Given your fashion background, I think a lot of people would have expected the Miu Miu film to come first.

I’ve been approached by a lot of different companies to do things. I really wanted my first short or whatever thing I did to be more of a pure gesture without any brand attached or band attached, because I have a lot of bands asking me to do things—just to be able to do things that was my own vision and not have to compromise and not have to turn in cuts. Actually, Miu Miu was very generous, and they let me do whatever I wanted, but I did have to use the current collection. 

And you shot both on 35mm film. Why that over digital?

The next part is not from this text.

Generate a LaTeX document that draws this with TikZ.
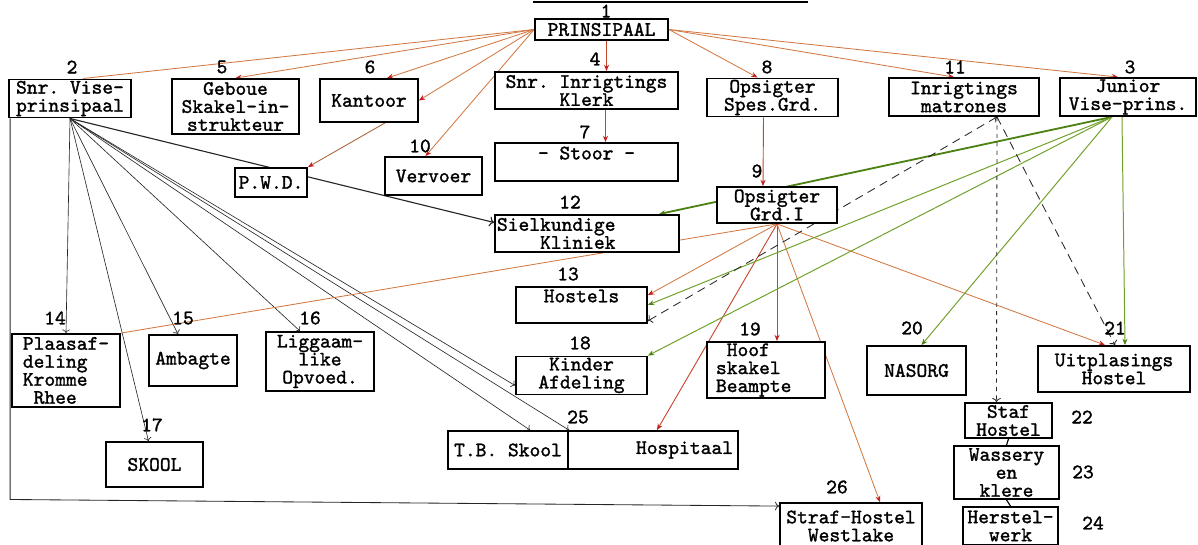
\documentclass[tikz,border=0pt]{standalone}
\usepackage{fontspec}
\setmonofont{lmmono10-regular}[Extension=.otf, FakeBold=1.4]
\usepackage{tikz}
\usetikzlibrary{arrows.meta, calc, positioning, backgrounds}
\definecolor{orgline}{RGB}{210,120,66}
\definecolor{orgtip}{RGB}{196,30,30}
\definecolor{redline}{RGB}{200,68,42}
\definecolor{grnline}{RGB}{112,160,40}
\definecolor{grndark}{RGB}{76,130,20}
\newcommand{\twfont}{\ttfamily\fontsize{14.6}{12.8}\selectfont}

\tikzset{
  office/.style 2 args={draw, line width=1.3pt, fill=white, inner sep=1pt, align=center, font=\twfont,
    minimum width=#1*0.025cm, minimum height=#2*0.025cm},
  num/.style={font=\twfont, inner sep=0pt},
  ctip/.style={-{Stealth[length=4.5pt, width=3.6pt, color=#1]}},
  orglink/.style={draw=orgline, line width=0.6pt, ctip=orgtip},
  orgplain/.style={draw=orgline, line width=0.6pt},
  redlink/.style={draw=redline, line width=0.65pt, ctip=orgtip},
  grnlink/.style={draw=grnline, line width=0.7pt, ctip=grndark},
  grnthick/.style={draw=grndark, line width=1.3pt, ctip=grndark},
  blklink/.style={draw=black!85, line width=0.45pt, ->},
  dashlink/.style={draw=black!85, line width=0.6pt, dash pattern=on 6pt off 4pt}
}

\begin{document}
\begin{tikzpicture}[x=0.025cm, y=-0.025cm]
        \useasboundingbox (0,0) rectangle (1198,545);
        \draw [line width=0.8pt] (533,2) -- (808,2);

        \node [office={133}{21}] (B1) at (601.5,29.5) {PRINSIPAAL};
        \node [office={122}{37}] (B2) at (70,98.5) {Snr. Vise-\\prinsipaal};
        \node [office={136}{38}] (B3) at (1128,97) {Junior\\Vise-prins.};
        \node [office={183}{37}] (B4) at (586.5,90.5) {Snr. Inrigtings\\Klerk};
        \node [office={127}{55}] (B5) at (235.5,106.5) {Geboue\\Skakel-in-\\strukteur};
        \node [office={98}{43}] (B6) at (369,100.5) {Kantoor};
        \node [office={183}{38}] (B7) at (586.5,162) {- Stoor -\\\mbox{}};
        \node [office={131}{37}] (B8) at (772.5,97.5) {Opsigter\\Spes.Grd.};
        \node [office={120}{36}] (B9) at (777,205) {Opsigter\\Grd.I};
        \node [office={97}{38}] (B10) at (433.5,176) {Vervoer};
        \node [office={150}{38}] (B11) at (964,97) {Inrigtings\\matrones};
        \node [office={184}{37}, text width=4.5cm, align=left] (B12) at (587,233.5) {Sielkundige\\\phantom{Siel}Kliniek};
        \node [office={131}{36}] (B13) at (581.5,305) {Hostels\\\mbox{}};
        \node [office={108}{73}, align=left] (B14) at (66,370.5) {Plaasaf-\\deling\\Kromme\\\phantom{K}Rhee};
        \node [office={88}{51}] (B15) at (193,360.5) {Ambagte};
        \node [office={108}{59}] (B16) at (320,361.5) {Liggaam-\\like\\Opvoed.};
        \node [office={97}{45}] (B17) at (154.5,464.5) {SKOOL};
        \node [office={131}{35}] (B18) at (581.5,375.5) {Kinder\\Afdeling};
        \node [office={118}{54}, text width=2.5cm, align=left] (B19) at (766,370) {\phantom{s}Hoof\\skakel\\Beampte};
        \node [office={99}{49}] (B20) at (916.5,370.5) {NASORG};
        \node [office={152}{46}] (B21) at (1114,369) {Uitplasings\\Hostel};
        \node [office={87}{35}] (B22) at (1008.5,420.5) {Staf\\Hostel};
        \node [office={105}{53}] (B23) at (1006.5,472.5) {Wassery\\en\\klere};
        \node [office={95}{38}] (B24) at (1010.5,526) {Herstel-\\werk};
        \node [office={120}{38}] (B25a) at (508,450) {T.B. Skool};
        \node [office={170}{38}, text width=4cm, align=right] (B25b) at (653,450) {Hospitaal};
        \node [office={142}{46}] (B26) at (851,526) {Straf-Hostel\\Westlake};
        \node [office={72}{29}] (PWD) at (271,182.5) {P.W.D.};

        \node [num] (n1) at (606,11) {1};
        \node [num] (n2) at (72,67) {2};
        \node [num] (n3) at (1130,67) {3};
        \node [num] (n4) at (595,59) {4};
        \node [num] (n5) at (222,67) {5};
        \node [num] (n6) at (370,67) {6};
        \node [num] (n7) at (585,132) {7};
        \node [num] (n8) at (767,67) {8};
        \node [num] (n9) at (757,171) {9};
        \node [num] (n10) at (420,146) {10};
        \node [num] (n11) at (955,67) {11};
        \node [num] (n12) at (570,202) {12};
        \node [num] (n13) at (568,274) {13};
        \node [num] (n14) at (55,318) {14};
        \node [num] (n15) at (183,318) {15};
        \node [num] (n16) at (310,318) {16};
        \node [num] (n17) at (152,425) {17};
        \node [num] (n18) at (580,343) {18};
        \node [num] (n19) at (750,329) {19};
        \node [num] (n20) at (912,328) {20};
        \node [num] (n21) at (1115,328) {21};
        \node [num] (n22) at (1082,417) {22};
        \node [num] (n23) at (1083,472) {23};
        \node [num] (n24) at (1093,523) {24};
        \node [num] (n25) at (578,417) {25};
        \node [num] (n26) at (837,487) {26};

        \coordinate (jv) at ($(B3.south)+(-16,0)$);
        \coordinate (mt) at ($(B11.south)+(33,0)$);
        \coordinate (bend) at ($(B2.south west)+(2,381)$);

        \begin{scope}[on background layer]
        \draw [orgplain] (B1.west) -- ($(B2.north)+(13,0)$);
        \draw [orglink] (B1.west) -- (B5.north);
        \draw [orglink] (B1.west) -- ($(B6.north)+(18,0)$);
        \draw [orglink] (B1.west) -- (B6.east);
        \draw [orglink] (B1.west) -- ($(B10.north)+(-8,0)$);
        \draw [redlink] ($(B1.south)+(5,0)$) -- ($(B4.north)+(20,0)$);
        \draw [redlink] ($(B4.south)+(19,0)$) -- ($(B7.north)+(19,0)$);
        \draw [orglink] (B1.east) -- ($(B8.north)+(-15,0)$);
        \draw [orglink] (B1.east) -- ($(B11.north)+(-10,0)$);
        \draw [orglink] (B1.east) -- ($(B3.north)+(-10,0)$);
        \draw [redlink] ($(B8.south)+(-9,0)$) -- ($(B9.north)+(-14,0)$);
        \draw [orglink, draw=orgline!80!black] ($(B6.south)+(16,0)$) -- (PWD.north east);

        \draw [blklink] (B2.south) -- (B14.north);
        \draw [blklink] (B2.south) -- ($(B17.north)+(-6,0)$);
        \draw [blklink] (B2.south) -- ($(B15.north)+(-15,0)$);
        \draw [blklink] (B2.south) -- ($(B16.north)+(-20,0)$);
        \draw [blklink, line width=0.8pt] (B2.south) -- ($(B12.west)+(0,-11)$);
        \draw [blklink] (B2.south) -- ($(B18.west)+(0,10)$);
        \draw [blklink] (B2.south) -- ($(B25a.north)+(22,0)$);
        \draw [blklink] (B2.south) -- (B25a.north east);
        \draw [blklink, line width=0.6pt] ($(B2.south west)+(2,0)$) -- (bend) -- ($(B26.north west)+(0,4)$);

        \draw [orglink] (B9.south) -- ($(B13.north east)+(0,9)$);
        \draw [orgplain] (B9.south) -- (B14.north east);
        \draw [redlink] (B9.south) -- ($(B19.north)+(11,0)$);
        \draw [redlink] (B9.south) -- ($(B25b.north)+(4,0)$);
        \draw [orglink] (B9.south) -- ($(B26.north)+(29,0)$);
        \draw [orglink] (B9.south) -- ($(B21.north)+(-9,0)$);

        \draw [grnthick] (jv) -- ($(B12.north east)+(-21,0)$);
        \draw [grnlink] (jv) -- (B13.east);
        \draw [grnlink] (jv) -- (B18.north east);
        \draw [grnlink] (jv) -- ($(B20.north)+(5,0)$);
        \draw [grnlink] ($(B3.south)+(-6,0)$) -- ($(B21.north)+(11,0)$);

        \draw [dashlink, <->] (mt) -- ($(B13.south east)+(0,-3)$);
        \draw [dashlink, dash pattern=on 3pt off 3pt, ->] (mt) -- ($(B22.north)+(-12,0)$);
        \draw [dashlink, ->] (mt) -- ($(B21.north)+(1,0)$);

        \draw [line width=0.8pt] (B22.south) -- (B23.north);
        \draw [line width=0.8pt] (B23.south) -- (B24.north);
        \end{scope}
\end{tikzpicture}
\end{document}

I think I just grew up shooting on film with the films that I’ve done, and even American Horror Story, they were shooting on film when I was on it, and I just feel like it’s a little more forgiving. There’s just something about the quality and the texture of it I feel like you don’t get on digital. Also, in Portland, I wanted to shoot a lot of the neons and the red lights that kind of turn fuchsia, so it just made more sense to shoot on film. Really, the expenses lie in the transferring and then the confusion in the post-production houses because it’s kind of obsolete. There tends to be some confusion, I have found, which is unfortunate, but I think Kodak just opened a new lab here in New York, so that’s exciting. Maybe it’s on the up-and-up.

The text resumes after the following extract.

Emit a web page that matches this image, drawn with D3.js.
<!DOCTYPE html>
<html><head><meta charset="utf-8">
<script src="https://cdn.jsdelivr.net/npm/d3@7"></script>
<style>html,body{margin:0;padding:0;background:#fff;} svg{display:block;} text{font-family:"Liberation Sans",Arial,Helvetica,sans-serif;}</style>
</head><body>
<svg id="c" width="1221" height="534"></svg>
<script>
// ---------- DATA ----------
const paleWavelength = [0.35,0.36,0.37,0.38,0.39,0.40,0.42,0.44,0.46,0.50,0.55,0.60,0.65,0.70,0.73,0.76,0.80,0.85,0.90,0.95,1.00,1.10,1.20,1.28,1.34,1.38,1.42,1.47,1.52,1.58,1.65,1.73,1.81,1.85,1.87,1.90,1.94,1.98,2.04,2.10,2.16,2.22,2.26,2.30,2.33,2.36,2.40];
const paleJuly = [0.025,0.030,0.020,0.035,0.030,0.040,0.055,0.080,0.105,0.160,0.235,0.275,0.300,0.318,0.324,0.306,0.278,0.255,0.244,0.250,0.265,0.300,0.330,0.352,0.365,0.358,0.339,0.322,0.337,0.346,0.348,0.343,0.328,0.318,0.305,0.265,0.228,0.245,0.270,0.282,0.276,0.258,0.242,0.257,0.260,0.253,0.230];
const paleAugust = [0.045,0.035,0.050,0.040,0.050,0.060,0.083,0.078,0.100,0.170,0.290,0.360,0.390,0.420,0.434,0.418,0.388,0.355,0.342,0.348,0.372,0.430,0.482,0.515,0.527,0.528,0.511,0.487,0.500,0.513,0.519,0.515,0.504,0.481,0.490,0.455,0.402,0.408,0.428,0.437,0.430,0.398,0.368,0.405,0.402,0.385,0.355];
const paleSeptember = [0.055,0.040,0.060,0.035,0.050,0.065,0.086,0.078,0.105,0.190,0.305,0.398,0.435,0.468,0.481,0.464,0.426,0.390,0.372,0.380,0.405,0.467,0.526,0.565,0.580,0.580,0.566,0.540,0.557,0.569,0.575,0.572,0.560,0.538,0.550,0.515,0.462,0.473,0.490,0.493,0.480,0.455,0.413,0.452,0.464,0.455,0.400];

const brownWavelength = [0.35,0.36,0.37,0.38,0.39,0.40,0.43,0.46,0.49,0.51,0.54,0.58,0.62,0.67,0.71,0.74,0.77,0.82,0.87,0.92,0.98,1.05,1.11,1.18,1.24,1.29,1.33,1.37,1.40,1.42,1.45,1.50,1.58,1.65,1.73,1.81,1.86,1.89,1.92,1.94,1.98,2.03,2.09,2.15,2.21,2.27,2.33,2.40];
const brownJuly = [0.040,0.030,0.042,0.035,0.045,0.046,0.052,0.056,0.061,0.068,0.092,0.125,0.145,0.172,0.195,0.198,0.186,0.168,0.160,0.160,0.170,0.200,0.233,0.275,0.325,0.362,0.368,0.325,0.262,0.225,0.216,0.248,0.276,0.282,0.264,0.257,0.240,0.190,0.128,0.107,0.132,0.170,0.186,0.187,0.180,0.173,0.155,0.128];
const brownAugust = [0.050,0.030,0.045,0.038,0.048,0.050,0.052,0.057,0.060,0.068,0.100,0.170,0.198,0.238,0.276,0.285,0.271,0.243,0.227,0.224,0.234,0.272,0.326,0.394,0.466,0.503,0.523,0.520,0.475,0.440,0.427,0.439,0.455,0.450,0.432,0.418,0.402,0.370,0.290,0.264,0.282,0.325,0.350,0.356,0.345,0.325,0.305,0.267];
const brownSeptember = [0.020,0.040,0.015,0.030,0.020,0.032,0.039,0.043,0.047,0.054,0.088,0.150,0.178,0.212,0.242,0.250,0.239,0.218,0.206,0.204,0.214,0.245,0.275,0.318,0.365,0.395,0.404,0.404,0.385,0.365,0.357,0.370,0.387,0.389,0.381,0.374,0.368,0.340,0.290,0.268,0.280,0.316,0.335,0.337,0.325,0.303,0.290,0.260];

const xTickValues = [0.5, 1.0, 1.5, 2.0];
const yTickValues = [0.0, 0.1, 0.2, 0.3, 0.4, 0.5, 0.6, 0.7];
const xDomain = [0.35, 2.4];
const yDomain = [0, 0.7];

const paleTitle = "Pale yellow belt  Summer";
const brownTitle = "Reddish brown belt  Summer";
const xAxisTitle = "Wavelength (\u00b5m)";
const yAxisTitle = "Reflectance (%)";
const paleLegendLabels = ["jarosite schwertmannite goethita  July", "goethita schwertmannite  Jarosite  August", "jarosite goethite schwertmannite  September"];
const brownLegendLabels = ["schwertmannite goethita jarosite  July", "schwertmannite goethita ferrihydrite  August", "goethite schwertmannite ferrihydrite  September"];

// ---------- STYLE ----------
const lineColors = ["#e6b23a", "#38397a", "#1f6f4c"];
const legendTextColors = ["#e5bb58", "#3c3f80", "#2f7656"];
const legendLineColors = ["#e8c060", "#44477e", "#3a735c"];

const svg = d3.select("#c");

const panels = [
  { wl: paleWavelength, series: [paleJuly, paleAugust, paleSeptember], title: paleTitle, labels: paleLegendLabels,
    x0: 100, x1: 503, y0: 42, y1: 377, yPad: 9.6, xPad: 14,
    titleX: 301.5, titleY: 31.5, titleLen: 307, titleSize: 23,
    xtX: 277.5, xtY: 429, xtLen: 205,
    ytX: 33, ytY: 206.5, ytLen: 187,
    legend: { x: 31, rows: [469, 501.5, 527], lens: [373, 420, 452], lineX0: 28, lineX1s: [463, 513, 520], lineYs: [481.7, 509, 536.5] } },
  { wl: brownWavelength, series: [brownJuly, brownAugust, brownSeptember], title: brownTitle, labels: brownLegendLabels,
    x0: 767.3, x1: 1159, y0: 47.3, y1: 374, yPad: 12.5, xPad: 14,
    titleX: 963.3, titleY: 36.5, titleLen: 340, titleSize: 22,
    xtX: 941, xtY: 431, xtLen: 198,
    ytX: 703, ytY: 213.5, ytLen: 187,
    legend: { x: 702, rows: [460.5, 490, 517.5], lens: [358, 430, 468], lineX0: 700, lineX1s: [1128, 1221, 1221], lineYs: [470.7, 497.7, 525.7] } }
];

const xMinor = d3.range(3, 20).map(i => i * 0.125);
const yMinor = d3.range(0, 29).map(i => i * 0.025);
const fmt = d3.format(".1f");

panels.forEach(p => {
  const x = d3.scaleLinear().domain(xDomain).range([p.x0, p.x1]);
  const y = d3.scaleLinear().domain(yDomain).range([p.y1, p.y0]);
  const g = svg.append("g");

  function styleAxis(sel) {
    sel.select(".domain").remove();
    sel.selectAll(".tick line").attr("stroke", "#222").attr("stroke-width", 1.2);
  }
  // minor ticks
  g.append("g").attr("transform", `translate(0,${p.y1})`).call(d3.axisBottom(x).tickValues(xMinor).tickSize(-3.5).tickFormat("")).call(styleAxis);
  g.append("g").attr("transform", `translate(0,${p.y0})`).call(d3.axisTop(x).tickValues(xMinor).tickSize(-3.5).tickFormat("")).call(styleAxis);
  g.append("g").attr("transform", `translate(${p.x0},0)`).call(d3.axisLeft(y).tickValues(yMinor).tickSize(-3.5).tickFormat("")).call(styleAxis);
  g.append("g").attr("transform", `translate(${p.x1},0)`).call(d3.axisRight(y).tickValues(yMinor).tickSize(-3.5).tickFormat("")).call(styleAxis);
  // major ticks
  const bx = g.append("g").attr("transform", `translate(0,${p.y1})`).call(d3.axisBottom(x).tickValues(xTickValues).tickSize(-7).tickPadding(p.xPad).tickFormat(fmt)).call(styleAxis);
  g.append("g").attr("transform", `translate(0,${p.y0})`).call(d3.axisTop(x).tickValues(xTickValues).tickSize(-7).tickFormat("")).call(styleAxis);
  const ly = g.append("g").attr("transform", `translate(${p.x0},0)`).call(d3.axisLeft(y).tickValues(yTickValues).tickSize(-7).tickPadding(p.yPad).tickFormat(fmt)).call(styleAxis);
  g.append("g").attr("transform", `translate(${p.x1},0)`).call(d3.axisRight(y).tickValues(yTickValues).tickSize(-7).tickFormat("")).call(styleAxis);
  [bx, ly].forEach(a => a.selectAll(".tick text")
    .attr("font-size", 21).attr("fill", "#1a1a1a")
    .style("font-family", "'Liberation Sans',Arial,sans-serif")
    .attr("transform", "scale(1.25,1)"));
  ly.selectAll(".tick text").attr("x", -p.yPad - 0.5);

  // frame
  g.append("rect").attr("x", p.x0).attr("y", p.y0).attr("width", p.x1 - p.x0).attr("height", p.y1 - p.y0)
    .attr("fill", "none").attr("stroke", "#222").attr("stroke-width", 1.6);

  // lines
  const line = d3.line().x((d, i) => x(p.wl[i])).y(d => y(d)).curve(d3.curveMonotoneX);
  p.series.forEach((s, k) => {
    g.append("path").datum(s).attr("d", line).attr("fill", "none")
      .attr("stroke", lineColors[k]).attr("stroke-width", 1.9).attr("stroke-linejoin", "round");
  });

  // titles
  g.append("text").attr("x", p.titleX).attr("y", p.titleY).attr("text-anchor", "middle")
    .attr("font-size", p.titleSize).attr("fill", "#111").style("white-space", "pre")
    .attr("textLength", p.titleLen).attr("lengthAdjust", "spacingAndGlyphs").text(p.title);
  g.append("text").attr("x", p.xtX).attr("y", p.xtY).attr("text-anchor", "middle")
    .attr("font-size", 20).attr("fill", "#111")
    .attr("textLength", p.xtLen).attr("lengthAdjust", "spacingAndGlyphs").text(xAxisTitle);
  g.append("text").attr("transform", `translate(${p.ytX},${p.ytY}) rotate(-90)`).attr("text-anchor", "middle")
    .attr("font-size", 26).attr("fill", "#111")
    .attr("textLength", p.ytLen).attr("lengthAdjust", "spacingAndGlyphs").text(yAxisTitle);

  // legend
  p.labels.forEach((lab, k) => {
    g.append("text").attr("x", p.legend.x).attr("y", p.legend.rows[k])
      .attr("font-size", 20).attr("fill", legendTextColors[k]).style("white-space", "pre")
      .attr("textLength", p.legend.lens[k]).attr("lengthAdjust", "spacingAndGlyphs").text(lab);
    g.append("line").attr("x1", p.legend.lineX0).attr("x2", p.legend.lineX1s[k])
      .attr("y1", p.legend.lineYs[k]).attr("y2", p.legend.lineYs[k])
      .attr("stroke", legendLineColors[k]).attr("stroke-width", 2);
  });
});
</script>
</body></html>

Is there a creative outlet that you’ve been wanting to explore that you haven’t yet?

More in film, I think. I’m actually trying to get the financing together for my third short now. It’s dialogue-heavy whereas the first two weren’t so much, kind of by accident, kind of just happened that way. So I feel like that’s something I really want to try and tackle. I just want to keep working. I feel like a short film, people like to watch them, and online now there’s such an opportunity. I just want to keep experimenting with that until I can find the right material to hopefully make into a feature. I still love acting and will continue to do it, but the aging process on the screen is not the most fun thing in the world so it’s nice to transition to something else.